What you will do » Will you output the entries below exactly, skipping every image they contain?

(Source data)
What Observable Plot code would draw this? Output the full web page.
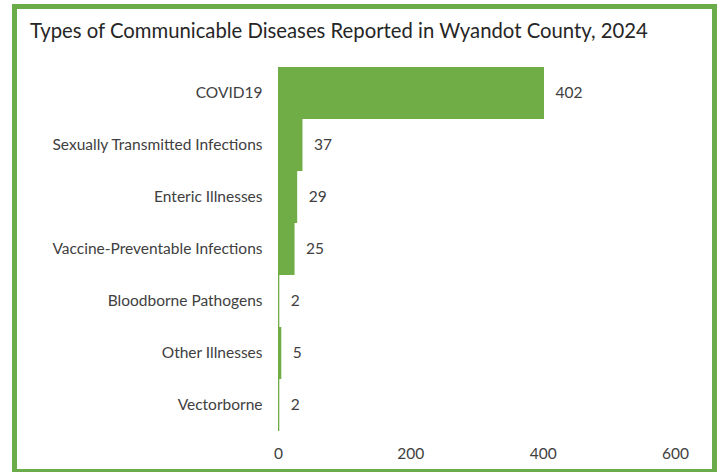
<!DOCTYPE html>
<html>
<head>
<meta charset="utf-8">
<script src="https://cdn.jsdelivr.net/npm/d3@7"></script>
<script src="https://cdn.jsdelivr.net/npm/@observablehq/plot@0.6"></script>
<style>
  body { margin: 0; background: #fff; }
  #wrap { position: relative; width: 722px; height: 472px; overflow: hidden; background: #fff; }
  #frame { position: absolute; left: 12px; top: 4px; width: 705px; height: 470px; box-sizing: border-box; border: 5px solid #6aab4a; }
  #title { position: absolute; left: 30px; top: 18px; font-family: Lato, sans-serif; font-size: 20.3px; color: #262626; white-space: nowrap; }
  #chart { position: absolute; left: 0; top: 0; }
</style>
</head>
<body>
<div id="wrap">
  <div id="frame"></div>
  <div id="title">Types of Communicable Diseases Reported in Wyandot County, 2024</div>
  <div id="chart"></div>
</div>
<script>
const categories = ["COVID19", "Sexually Transmitted Infections", "Enteric Illnesses", "Vaccine-Preventable Infections", "Bloodborne Pathogens", "Other Illnesses", "Vectorborne"];
const counts = [402, 37, 29, 25, 2, 5, 2];
const xTicks = [0, 200, 400, 600];

const data = categories.map((c, i) => ({category: c, count: counts[i]}));

const chart = Plot.plot({
  width: 722,
  height: 472,
  marginLeft: 278,
  marginRight: 47,
  marginTop: 65,
  marginBottom: 39,
  style: {fontFamily: "Lato, sans-serif", fontSize: "15.5px", color: "#404040", background: "transparent"},
  x: {domain: [0, 600], ticks: xTicks, tickSize: 0, tickPadding: 14, label: null},
  y: {domain: categories, padding: 0, tickSize: 0, tickPadding: 16, label: null},
  marks: [
    Plot.barX(data, {x: "count", y: "category", fill: "#70ad47"}),
    Plot.text(data, {x: "count", y: "category", text: d => String(d.count), dx: 11, textAnchor: "start", fill: "#404040", fontSize: 15.5})
  ]
});
document.getElementById("chart").appendChild(chart);
</script>
</body>
</html>
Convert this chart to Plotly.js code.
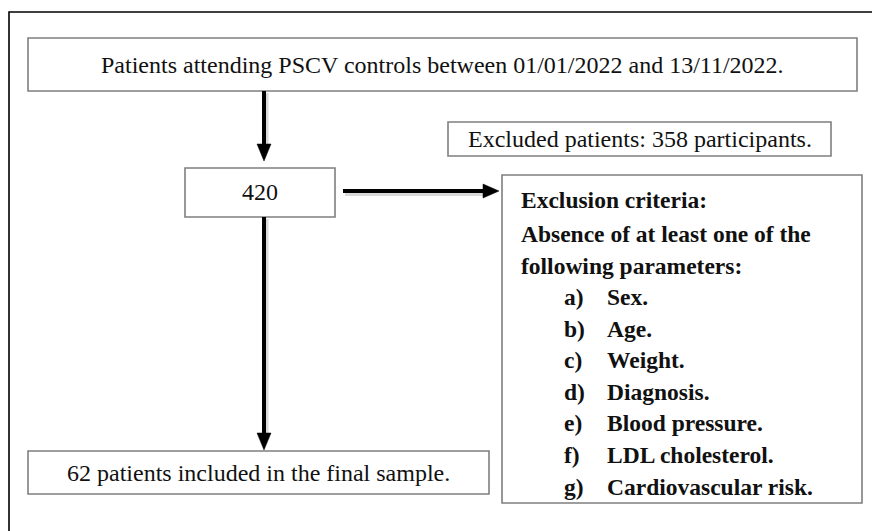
<!DOCTYPE html>
<html>
<head>
<meta charset="utf-8">
<script src="https://cdn.plot.ly/plotly-3.0.1.min.js"></script>
<style>html,body{margin:0;padding:0;background:#fff;}#chart{width:872px;height:531px;}</style>
</head>
<body>
<div id="chart"></div>
<script>
// ---- content ----
var stepLabels = [
  "Patients attending PSCV controls between 01/01/2022 and 13/11/2022.",
  "420",
  "62 patients included in the final sample."
];
var excludedLabel = "Excluded patients: 358 participants.";
var criteriaHeader = ["Exclusion criteria:", "Absence of at least one of the", "following parameters:"];
var criteriaKeys = ["a)", "b)", "c)", "d)", "e)", "f)", "g)"];
var criteriaItems = ["Sex.", "Age.", "Weight.", "Diagnosis.", "Blood pressure.", "LDL cholesterol.", "Cardiovascular risk."];

// ---- layout geometry ----
var boxes = [
  {x0: 28, x1: 857, y0: 38, y1: 91},
  {x0: 185, x1: 335, y0: 168, y1: 217},
  {x0: 28, x1: 489, y0: 451, y1: 494}
];
var exclBox = {x0: 448, x1: 831, y0: 122, y1: 156};
var critBox = {x0: 502, x1: 862, y0: 175, y1: 503};

var shapes = [];
var annotations = [];
var boxLine = {color: "#7f7f7f", width: 1.6};

// outer frame
shapes.push({type: "path", xref: "x", yref: "y", path: "M 9 540 L 9 12 L 880 12", line: {color: "#000", width: 1.6}});

function rect(b) {
  shapes.push({type: "rect", xref: "x", yref: "y", x0: b.x0, x1: b.x1, y0: b.y0, y1: b.y1, line: boxLine, fillcolor: "rgba(0,0,0,0)"});
}
boxes.forEach(rect);
rect(exclBox);
rect(critBox);

var serif = "Liberation Serif";
function txt(t, x, y, size, bold, anchor) {
  annotations.push({xref: "x", yref: "y", x: x, y: y, text: t, showarrow: false,
    xanchor: anchor || "center", yanchor: "middle", font: {family: serif, size: size, color: "#111", weight: bold ? "bold" : "normal"}});
}
txt(stepLabels[0], (boxes[0].x0 + boxes[0].x1) / 2, 65, 24, false);
txt(stepLabels[1], (boxes[1].x0 + boxes[1].x1) / 2, 192, 24, false);
txt(stepLabels[2], (boxes[2].x0 + boxes[2].x1) / 2, 473, 24, false);
txt(excludedLabel, (exclBox.x0 + exclBox.x1) / 2, 139, 24, false);

var lineY = [200, 234, 266];
criteriaHeader.forEach(function (t, i) { txt(t, 519, lineY[i], 23.5, true, "left"); });
var itemY0 = 297, itemDy = 31.6;
criteriaKeys.forEach(function (k, i) {
  txt(k, 562, itemY0 + i * itemDy, 23.5, true, "left");
  txt(criteriaItems[i], 605, itemY0 + i * itemDy, 23.5, true, "left");
});

// arrows (shadow + shaft + head)
function arrowDown(x, y0, y1) {
  shapes.push({type: "line", xref: "x", yref: "y", x0: x + 2, x1: x + 2, y0: y0 + 2, y1: y1 - 14, line: {color: "rgba(0,0,0,0.15)", width: 5}});
  shapes.push({type: "line", xref: "x", yref: "y", x0: x, x1: x, y0: y0, y1: y1 - 14, line: {color: "#000", width: 4}});
  shapes.push({type: "path", xref: "x", yref: "y", path: "M " + (x - 7) + " " + (y1 - 17) + " L " + (x + 7) + " " + (y1 - 17) + " L " + x + " " + y1 + " Z",
    fillcolor: "#000", line: {color: "#000", width: 0.5}});
}
function arrowRight(y, x0, x1) {
  shapes.push({type: "line", xref: "x", yref: "y", x0: x0 + 2, x1: x1 - 14, y0: y + 2.5, y1: y + 2.5, line: {color: "rgba(0,0,0,0.15)", width: 5}});
  shapes.push({type: "line", xref: "x", yref: "y", x0: x0, x1: x1 - 14, y0: y, y1: y, line: {color: "#000", width: 4}});
  shapes.push({type: "path", xref: "x", yref: "y", path: "M " + (x1 - 16) + " " + (y - 7) + " L " + (x1 - 16) + " " + (y + 7) + " L " + x1 + " " + y + " Z",
    fillcolor: "#000", line: {color: "#000", width: 0.5}});
}
arrowDown(264, 91, 161);
arrowDown(264, 217, 450);
arrowRight(191, 343, 499);

var layout = {
  width: 872, height: 531,
  margin: {l: 0, r: 0, t: 0, b: 0},
  paper_bgcolor: "#fff", plot_bgcolor: "#fff",
  xaxis: {range: [0, 872], visible: false, fixedrange: true},
  yaxis: {range: [531, 0], visible: false, fixedrange: true},
  showlegend: false,
  shapes: shapes,
  annotations: annotations
};
Plotly.newPlot("chart", [{x: [], y: [], type: "scatter", mode: "markers", hoverinfo: "skip"}], layout, {staticPlot: true, displayModeBar: false});
</script>
</body>
</html>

Written solution »
What Observable Plot code would draw this? Output the full web page.
<!DOCTYPE html>
<html>
<head>
<meta charset="utf-8">
<script src="https://cdn.jsdelivr.net/npm/d3@7"></script>
<script src="https://cdn.jsdelivr.net/npm/@observablehq/plot@0.6"></script>
<style>
  body { margin: 0; background: #fff; }
  #wrap { position: relative; width: 722px; height: 472px; overflow: hidden; background: #fff; }
  #frame { position: absolute; left: 12px; top: 4px; width: 705px; height: 470px; box-sizing: border-box; border: 5px solid #6aab4a; }
  #title { position: absolute; left: 30px; top: 18px; font-family: Lato, sans-serif; font-size: 20.3px; color: #262626; white-space: nowrap; }
  #chart { position: absolute; left: 0; top: 0; }
</style>
</head>
<body>
<div id="wrap">
  <div id="frame"></div>
  <div id="title">Types of Communicable Diseases Reported in Wyandot County, 2024</div>
  <div id="chart"></div>
</div>
<script>
const categories = ["COVID19", "Sexually Transmitted Infections", "Enteric Illnesses", "Vaccine-Preventable Infections", "Bloodborne Pathogens", "Other Illnesses", "Vectorborne"];
const counts = [402, 37, 29, 25, 2, 5, 2];
const xTicks = [0, 200, 400, 600];

const data = categories.map((c, i) => ({category: c, count: counts[i]}));

const chart = Plot.plot({
  width: 722,
  height: 472,
  marginLeft: 278,
  marginRight: 47,
  marginTop: 65,
  marginBottom: 39,
  style: {fontFamily: "Lato, sans-serif", fontSize: "15.5px", color: "#404040", background: "transparent"},
  x: {domain: [0, 600], ticks: xTicks, tickSize: 0, tickPadding: 14, label: null},
  y: {domain: categories, padding: 0, tickSize: 0, tickPadding: 16, label: null},
  marks: [
    Plot.barX(data, {x: "count", y: "category", fill: "#70ad47"}),
    Plot.text(data, {x: "count", y: "category", text: d => String(d.count), dx: 11, textAnchor: "start", fill: "#404040", fontSize: 15.5})
  ]
});
document.getElementById("chart").appendChild(chart);
</script>
</body>
</html>
Convert this chart to Plotly.js code.
<!DOCTYPE html>
<html>
<head>
<meta charset="utf-8">
<script src="https://cdn.plot.ly/plotly-3.0.1.min.js"></script>
<style>html,body{margin:0;padding:0;background:#fff;}#chart{width:872px;height:531px;}</style>
</head>
<body>
<div id="chart"></div>
<script>
// ---- content ----
var stepLabels = [
  "Patients attending PSCV controls between 01/01/2022 and 13/11/2022.",
  "420",
  "62 patients included in the final sample."
];
var excludedLabel = "Excluded patients: 358 participants.";
var criteriaHeader = ["Exclusion criteria:", "Absence of at least one of the", "following parameters:"];
var criteriaKeys = ["a)", "b)", "c)", "d)", "e)", "f)", "g)"];
var criteriaItems = ["Sex.", "Age.", "Weight.", "Diagnosis.", "Blood pressure.", "LDL cholesterol.", "Cardiovascular risk."];

// ---- layout geometry ----
var boxes = [
  {x0: 28, x1: 857, y0: 38, y1: 91},
  {x0: 185, x1: 335, y0: 168, y1: 217},
  {x0: 28, x1: 489, y0: 451, y1: 494}
];
var exclBox = {x0: 448, x1: 831, y0: 122, y1: 156};
var critBox = {x0: 502, x1: 862, y0: 175, y1: 503};

var shapes = [];
var annotations = [];
var boxLine = {color: "#7f7f7f", width: 1.6};

// outer frame
shapes.push({type: "path", xref: "x", yref: "y", path: "M 9 540 L 9 12 L 880 12", line: {color: "#000", width: 1.6}});

function rect(b) {
  shapes.push({type: "rect", xref: "x", yref: "y", x0: b.x0, x1: b.x1, y0: b.y0, y1: b.y1, line: boxLine, fillcolor: "rgba(0,0,0,0)"});
}
boxes.forEach(rect);
rect(exclBox);
rect(critBox);

var serif = "Liberation Serif";
function txt(t, x, y, size, bold, anchor) {
  annotations.push({xref: "x", yref: "y", x: x, y: y, text: t, showarrow: false,
    xanchor: anchor || "center", yanchor: "middle", font: {family: serif, size: size, color: "#111", weight: bold ? "bold" : "normal"}});
}
txt(stepLabels[0], (boxes[0].x0 + boxes[0].x1) / 2, 65, 24, false);
txt(stepLabels[1], (boxes[1].x0 + boxes[1].x1) / 2, 192, 24, false);
txt(stepLabels[2], (boxes[2].x0 + boxes[2].x1) / 2, 473, 24, false);
txt(excludedLabel, (exclBox.x0 + exclBox.x1) / 2, 139, 24, false);

var lineY = [200, 234, 266];
criteriaHeader.forEach(function (t, i) { txt(t, 519, lineY[i], 23.5, true, "left"); });
var itemY0 = 297, itemDy = 31.6;
criteriaKeys.forEach(function (k, i) {
  txt(k, 562, itemY0 + i * itemDy, 23.5, true, "left");
  txt(criteriaItems[i], 605, itemY0 + i * itemDy, 23.5, true, "left");
});

// arrows (shadow + shaft + head)
function arrowDown(x, y0, y1) {
  shapes.push({type: "line", xref: "x", yref: "y", x0: x + 2, x1: x + 2, y0: y0 + 2, y1: y1 - 14, line: {color: "rgba(0,0,0,0.15)", width: 5}});
  shapes.push({type: "line", xref: "x", yref: "y", x0: x, x1: x, y0: y0, y1: y1 - 14, line: {color: "#000", width: 4}});
  shapes.push({type: "path", xref: "x", yref: "y", path: "M " + (x - 7) + " " + (y1 - 17) + " L " + (x + 7) + " " + (y1 - 17) + " L " + x + " " + y1 + " Z",
    fillcolor: "#000", line: {color: "#000", width: 0.5}});
}
function arrowRight(y, x0, x1) {
  shapes.push({type: "line", xref: "x", yref: "y", x0: x0 + 2, x1: x1 - 14, y0: y + 2.5, y1: y + 2.5, line: {color: "rgba(0,0,0,0.15)", width: 5}});
  shapes.push({type: "line", xref: "x", yref: "y", x0: x0, x1: x1 - 14, y0: y, y1: y, line: {color: "#000", width: 4}});
  shapes.push({type: "path", xref: "x", yref: "y", path: "M " + (x1 - 16) + " " + (y - 7) + " L " + (x1 - 16) + " " + (y + 7) + " L " + x1 + " " + y + " Z",
    fillcolor: "#000", line: {color: "#000", width: 0.5}});
}
arrowDown(264, 91, 161);
arrowDown(264, 217, 450);
arrowRight(191, 343, 499);

var layout = {
  width: 872, height: 531,
  margin: {l: 0, r: 0, t: 0, b: 0},
  paper_bgcolor: "#fff", plot_bgcolor: "#fff",
  xaxis: {range: [0, 872], visible: false, fixedrange: true},
  yaxis: {range: [531, 0], visible: false, fixedrange: true},
  showlegend: false,
  shapes: shapes,
  annotations: annotations
};
Plotly.newPlot("chart", [{x: [], y: [], type: "scatter", mode: "markers", hoverinfo: "skip"}], layout, {staticPlot: true, displayModeBar: false});
</script>
</body>
</html>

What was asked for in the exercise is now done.